_TASK DETAILS_: Find how many lines of the listing below include the word "this", then report the number by itself.
****
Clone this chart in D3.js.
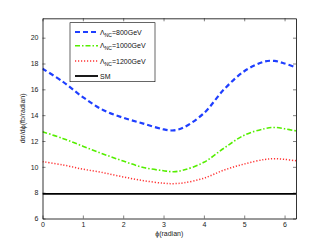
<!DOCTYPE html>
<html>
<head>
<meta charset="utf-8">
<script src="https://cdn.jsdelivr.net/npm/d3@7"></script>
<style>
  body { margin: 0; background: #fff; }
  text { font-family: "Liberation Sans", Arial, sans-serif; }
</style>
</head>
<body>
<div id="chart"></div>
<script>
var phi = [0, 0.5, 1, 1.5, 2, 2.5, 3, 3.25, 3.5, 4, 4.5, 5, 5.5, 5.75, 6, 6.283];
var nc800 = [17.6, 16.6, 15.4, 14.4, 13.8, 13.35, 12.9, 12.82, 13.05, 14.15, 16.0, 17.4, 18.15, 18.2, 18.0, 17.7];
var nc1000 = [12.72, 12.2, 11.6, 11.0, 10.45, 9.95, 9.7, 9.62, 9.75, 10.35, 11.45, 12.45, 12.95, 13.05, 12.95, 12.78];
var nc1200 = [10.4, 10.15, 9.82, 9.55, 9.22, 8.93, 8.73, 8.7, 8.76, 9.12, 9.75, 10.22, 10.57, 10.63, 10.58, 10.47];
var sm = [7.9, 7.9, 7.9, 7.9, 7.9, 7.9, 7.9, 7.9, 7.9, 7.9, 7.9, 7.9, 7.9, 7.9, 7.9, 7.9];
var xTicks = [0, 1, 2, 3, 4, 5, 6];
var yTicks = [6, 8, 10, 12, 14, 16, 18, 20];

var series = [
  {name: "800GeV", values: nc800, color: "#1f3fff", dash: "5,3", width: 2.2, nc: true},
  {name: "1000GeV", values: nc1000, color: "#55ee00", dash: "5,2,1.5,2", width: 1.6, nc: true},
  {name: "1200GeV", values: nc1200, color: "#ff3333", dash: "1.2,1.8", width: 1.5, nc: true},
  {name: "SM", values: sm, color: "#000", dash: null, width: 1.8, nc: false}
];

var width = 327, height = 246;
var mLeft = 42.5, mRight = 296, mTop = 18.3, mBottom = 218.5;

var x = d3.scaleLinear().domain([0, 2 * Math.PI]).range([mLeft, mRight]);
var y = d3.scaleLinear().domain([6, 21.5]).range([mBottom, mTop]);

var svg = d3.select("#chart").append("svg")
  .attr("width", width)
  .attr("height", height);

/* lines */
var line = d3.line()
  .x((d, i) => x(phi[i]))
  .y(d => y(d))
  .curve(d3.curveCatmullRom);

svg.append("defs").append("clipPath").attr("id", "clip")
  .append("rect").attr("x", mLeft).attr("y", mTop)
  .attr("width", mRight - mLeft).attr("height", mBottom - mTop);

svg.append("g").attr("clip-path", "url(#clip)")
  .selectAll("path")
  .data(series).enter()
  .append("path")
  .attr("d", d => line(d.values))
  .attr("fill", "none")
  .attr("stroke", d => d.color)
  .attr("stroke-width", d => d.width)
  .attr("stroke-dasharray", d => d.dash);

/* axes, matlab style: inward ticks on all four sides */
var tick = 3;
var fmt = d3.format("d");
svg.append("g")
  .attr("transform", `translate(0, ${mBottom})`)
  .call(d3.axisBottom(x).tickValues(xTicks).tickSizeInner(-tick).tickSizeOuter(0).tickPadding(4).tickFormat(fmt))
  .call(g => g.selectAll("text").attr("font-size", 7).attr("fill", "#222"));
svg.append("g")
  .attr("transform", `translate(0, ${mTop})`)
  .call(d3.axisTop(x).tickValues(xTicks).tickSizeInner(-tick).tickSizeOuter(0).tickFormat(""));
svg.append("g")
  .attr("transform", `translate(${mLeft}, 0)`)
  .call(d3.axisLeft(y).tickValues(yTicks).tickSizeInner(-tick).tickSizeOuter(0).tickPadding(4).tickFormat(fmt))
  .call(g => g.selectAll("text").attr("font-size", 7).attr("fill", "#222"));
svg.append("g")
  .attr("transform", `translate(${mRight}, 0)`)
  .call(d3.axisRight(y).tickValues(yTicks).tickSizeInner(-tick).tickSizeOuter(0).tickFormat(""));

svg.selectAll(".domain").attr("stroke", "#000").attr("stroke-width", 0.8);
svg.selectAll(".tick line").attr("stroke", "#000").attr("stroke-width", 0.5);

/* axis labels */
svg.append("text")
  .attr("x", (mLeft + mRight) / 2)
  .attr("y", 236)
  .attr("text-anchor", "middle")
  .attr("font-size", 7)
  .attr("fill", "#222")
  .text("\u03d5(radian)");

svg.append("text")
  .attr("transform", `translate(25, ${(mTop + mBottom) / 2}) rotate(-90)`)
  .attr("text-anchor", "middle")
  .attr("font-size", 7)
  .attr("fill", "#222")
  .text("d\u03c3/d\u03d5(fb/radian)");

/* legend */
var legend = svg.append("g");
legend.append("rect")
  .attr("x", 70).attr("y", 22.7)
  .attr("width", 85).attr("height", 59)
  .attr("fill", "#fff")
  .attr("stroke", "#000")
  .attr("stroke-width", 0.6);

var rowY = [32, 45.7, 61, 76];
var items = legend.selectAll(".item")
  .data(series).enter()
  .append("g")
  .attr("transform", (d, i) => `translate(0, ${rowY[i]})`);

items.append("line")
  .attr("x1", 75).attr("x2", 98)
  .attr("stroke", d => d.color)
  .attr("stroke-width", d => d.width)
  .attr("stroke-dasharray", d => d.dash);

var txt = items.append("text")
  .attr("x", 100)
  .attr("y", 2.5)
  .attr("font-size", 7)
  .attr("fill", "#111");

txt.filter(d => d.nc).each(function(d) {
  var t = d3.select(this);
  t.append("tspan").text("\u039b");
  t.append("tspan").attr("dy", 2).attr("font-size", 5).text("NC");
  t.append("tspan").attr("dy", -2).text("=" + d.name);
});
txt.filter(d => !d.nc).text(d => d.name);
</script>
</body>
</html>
****
_IN RESPONSE_: 2